Conference Honors Professor Samuel H. Yamashita’s Asian Studies Legacy

Pomona conference participants Yamashita, Hsu and Hongdeng outside of Hahn Hall

At the close of a daylong conference on April 11 marking his retirement, Samuel H. Yamashita, Henry E. Sheffield Professor of History, rose to offer final remarks. As he spoke, a nearby table sat lined with books. The volumes were authored not by the celebrated scholar himself, but by his former students—a subtle, yet powerful, testament to the reach of a Pomona College professor whose influence extends far beyond the four walls of his classroom.

“Watching my students become colleagues has been among the greatest rewards of my years at the College. Their accomplishments remind me that teaching is not simply the transmission of knowledge. It is the pleasure of helping young people begin authentic intellectual lives,” Yamashita said during his remarks.

Earlier that day, Yamashita’s former students, colleagues and friends gathered at Hahn Hall for 47 Years of Asian Studies in the Humanities. Sponsored by Pomona’s History Department, with help from former students Madeline Hsu ’89 and Hongdeng Gao ’15, the conference brought alumni scholars from across the globe back to campus to reflect on Asian history, literature and policy as well as the impact of Yamashita’s mentorship.

Gao, now an assistant professor of history at Williams College, says Yamashita played a formative role in shaping her career, and organizing the conference felt like a natural extension of that influence.

“I was deeply moved and inspired by the way Sam stays connected with his current and former students and connects us with each other,” Gao says. “I wanted to express my deep gratitude toward Sam’s mentorship and by bringing his former students together, like what he had done for us over the past four decades, we got to recognize Sam and what he has done for us.”

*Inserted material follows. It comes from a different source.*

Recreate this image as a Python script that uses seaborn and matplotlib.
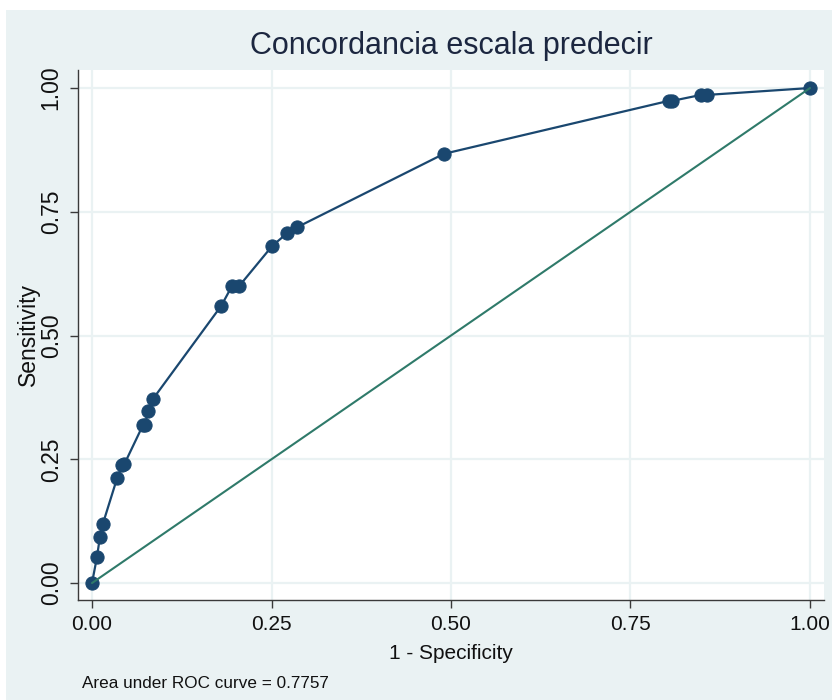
import matplotlib
matplotlib.use("Agg")
import matplotlib.pyplot as plt
from matplotlib import font_manager
from matplotlib.patches import Rectangle
import seaborn as sns
import pandas as pd

# ROC points: 1 - specificity and sensitivity at each cut-off
fpr = [0.000, 0.007, 0.011, 0.015, 0.035, 0.042, 0.045, 0.071, 0.074, 0.078,
       0.085, 0.180, 0.195, 0.205, 0.251, 0.272, 0.286, 0.490, 0.803, 0.808,
       0.848, 0.856, 1.000]
tpr = [0.000, 0.053, 0.093, 0.119, 0.212, 0.238, 0.240, 0.319, 0.319, 0.347,
       0.372, 0.560, 0.600, 0.600, 0.681, 0.707, 0.719, 0.867, 0.974, 0.974,
       0.986, 0.986, 1.000]
ref_x = [0.0, 1.0]
ref_y = [0.0, 1.0]
ticks = [0.0, 0.25, 0.5, 0.75, 1.0]
tick_labels = ["0.00", "0.25", "0.50", "0.75", "1.00"]
title = "Concordancia escala predecir"
xlabel = "1 - Specificity"
ylabel = "Sensitivity"
auc_note = "Area under ROC curve = 0.7757"

sns.set_theme(style="white")

names = {f.name for f in font_manager.fontManager.ttflist}
regular = "Liberation Sans" if "Liberation Sans" in names else "DejaVu Sans"
narrow = "Liberation Sans Narrow" if "Liberation Sans Narrow" in names else regular
plt.rcParams["font.family"] = [regular, "DejaVu Sans"]

navy = "#1a476f"
green = "#2f7a6a"
panel = "#eaf2f3"

fig = plt.figure(figsize=(8.32, 7.0), dpi=100, facecolor="white")
fig.patches.append(Rectangle((6 / 832, 0), 1, 1 - 10 / 700, transform=fig.transFigure,
                             facecolor=panel, edgecolor="none", zorder=-10))
ax = fig.add_axes([78 / 832, 1 - 600 / 700, (824 - 78) / 832, (600 - 70) / 700])
ax.set_zorder(2)
ax.set_facecolor("white")

roc = pd.DataFrame({"fpr": fpr, "tpr": tpr})
ref = pd.DataFrame({"x": ref_x, "y": ref_y})

sns.lineplot(data=roc, x="fpr", y="tpr", sort=False, estimator=None, ax=ax,
             color=navy, linewidth=1.6, marker="o", markersize=9.5,
             markeredgecolor=navy, markerfacecolor=navy, zorder=3)
sns.lineplot(data=ref, x="x", y="y", sort=False, estimator=None, ax=ax,
             color=green, linewidth=1.5, zorder=4)

ax.set_xlim(-0.0195, 1.0195)
ax.set_ylim(-0.0343, 1.0364)
ax.set_xticks(ticks)
ax.set_yticks(ticks)
ax.set_xticklabels(tick_labels, fontsize=15, family=narrow)
ax.set_yticklabels(tick_labels, fontsize=16.5, rotation=90, va="center")
ax.grid(True, color=panel, linewidth=1.6)
ax.set_axisbelow(True)

for side in ["top", "right"]:
    ax.spines[side].set_visible(False)
for side in ["left", "bottom"]:
    ax.spines[side].set_color("#3a3a3a")
    ax.spines[side].set_linewidth(1.0)

ax.tick_params(axis="both", which="major", length=6, width=1.0, color="#3a3a3a",
               labelcolor="#111111", left=True, bottom=True)
ax.tick_params(axis="y", pad=5)
ax.tick_params(axis="x", pad=5)

ax.set_xlabel(xlabel, fontsize=15, family=narrow, color="#111111", labelpad=7)
ax.set_ylabel(ylabel, fontsize=16.5, color="#111111", labelpad=0)

fig.text(451 / 832, 1 - 46 / 700, title, ha="center", va="center",
         fontsize=22, family=narrow, color="#1c2740")
fig.text(82 / 832, 1 - 684 / 700, auc_note, ha="left", va="center",
         fontsize=12.3, family=narrow, color="#111111")

fig.savefig("out.png", dpi=100, facecolor=fig.get_facecolor())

Educational Pathway Led to Pomona

A third-generation Japanese American, Yamashita grew up in Kailua, Hawaii, before attending a boarding school in Honolulu that he says set him on a more disciplined academic path. He went on to graduate from Macalester College and received a Woodrow Wilson Fellowship, supporting his graduate study at the University of Michigan as well as language study and research in Tokyo. He began his teaching career at Hobart and William Smith Colleges, and later held a postdoctoral fellowship at Harvard’s Reischauer Institute of Japanese Studies before joining Pomona’s faculty in 1983.

While Yamashita was one of only five faculty members of color when he arrived at Pomona, he was drawn to the College by its longstanding commitment to language study and global scholarship.

In his time at Pomona, Yamashita led the development of the Asian Studies program, one of the first in the nation. While his research reshaped understanding of modern Japanese history, former students said the most lasting influence came through office-hour conversations and shared meals. Yamashita has long enjoyed introducing history and culture to his students through cuisine, and his dinner tables often turned into intellectual feasts as well as culinary ones.

Those moments helped him earn the Wig Distinguished Professorship Award for Excellence in Teaching, the highest honor bestowed upon faculty by the College, not once, but six times.

“A chosen vocation of passion means you do something you live for, not something you merely do,” Yamashita said at the event.

Changing the Lives of Students

Former students of Yamashita across generations describe turning points—moments when he went beyond the curriculum to open new paths.

One of his earliest students from Hobart College, Jonathan Skaff, now professor of history and director of international studies at Shippenburg University, says Yamashita changed the trajectory of his life.

“My parents were urging me toward medicine or law, but then Sam came into my life and quietly nudged me to explore Chinese history. That changed everything,” Skaff says. “I might be better off financially if I’d listened to my parents, but I’m much richer in my life and experiences for having listened to Sam.”

Jonathan Van Harmelen ’17 says Yamashita encouraged his interest in Japanese American history and urged him to pursue graduate study. Van Harmelen is now a visiting assistant professor of history at Oberlin College, a columnist for the Japanese American National Museum’s “Discover Nikkei” project and editor of the Southern California Quarterly journal.

“His mentoring profoundly shaped the way I view history as a discipline. To me, he is a model of what a good historian should be,” he says.

Conference co-organizer Madeline Hsu, now an award-winning author and a professor of history and Asian American studies at the University of Maryland, says she learned that she had been the first of Yamashita’s students to earn a doctorate, with roughly a dozen others following in her wake.

“My upbringing led me to identify with literary characters like Harry Potter or Jane Eyre—figures for whom school was the first place they felt valued as individuals and encouraged to cultivate their unique talents,” Hsu says. “For me, Sam has been that kind of presence, like Dumbledore or Miss Temple, prioritizing my intellectual growth and guiding me toward an academic career. This conference was a way to celebrate and recognize the profound role he has played in helping so many of us find our way to deeply meaningful lives as teachers and scholars.”